We could stop at this point, since we have everything we need for a working solution to the specified problem:

$ fab s:server_a,server_b mytask

will allow us to get current server options from mytask, e.g. to get repository option value for current server we could do:

repository = env.group[env.host_string]["repository"]

but this looks somewhat ugly, and doesn’t really qualify as “making common thing easy”. There’s a number of things we could do to simplify this, one of which is to define a helper function:

def _get(key):
    return env.group[env.host_string].get(key, None)

This way, _get("repository") will return either the option value or None if option isn’t defined for the current server. This is much nicer to use, but one problem still remaining with this solution is that it isn’t compatible with the usual way to store server settings directly as attributes of env (which is common inside special initialization tasks). This means that one task won’t work out of the box with both types of server initialization.

Task setup decorator

To resolve the issue we’ll need to rewrite all keys of current server configuration from env.group[env.host_string][key] to env.key before each task run. Let’s define a _setup decorator, that will do just that:

def _setup(task):
    """Copies server config settings from `env.group` dictionary to env variable.
    
    This way, tasks have easier access to server-specific variables:
        `env.owner` instead of `env.group[env.host]['owner']`

    """
    def task_with_setup(*args, **kwargs):
        # If `s:server` was run before the current command - then we should copy
        # values to `env`. Otherwise, hosts were passed through command line
        # with `fab -H host1,host2 command` and we skip.
        if env.group:
            for key,val in env.group[env.host].items():
                setattr(env, key, val)
                if fabric.state.output['debug']:
                    puts("[env] %s : %s" % (key, val))

        task(*args, **kwargs)
    return task_with_setup

Now all you have to do to make env.key access available inside your task is to decorate it with @_setup.
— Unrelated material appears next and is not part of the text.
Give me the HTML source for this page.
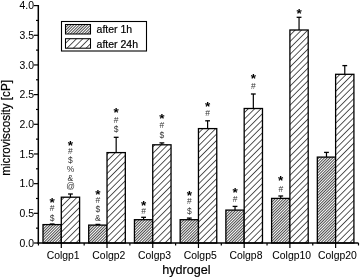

Generally this works just fine, however you should be wary of two things:

If you define a config option with the same name as one of the built-in env attributes, like host_string or hosts, things might break in unexpected ways.
Attributes aren’t deleted after the task has finished. This means that if current server config doesn’t define key1 option, env.key1 might still exist if one of previous server configs defined it.

The whole thing

Complete source code contains everything described here, except the _get() function example. Note that link above points to the most recent published version of the script, while code snippets in this post may be outdated.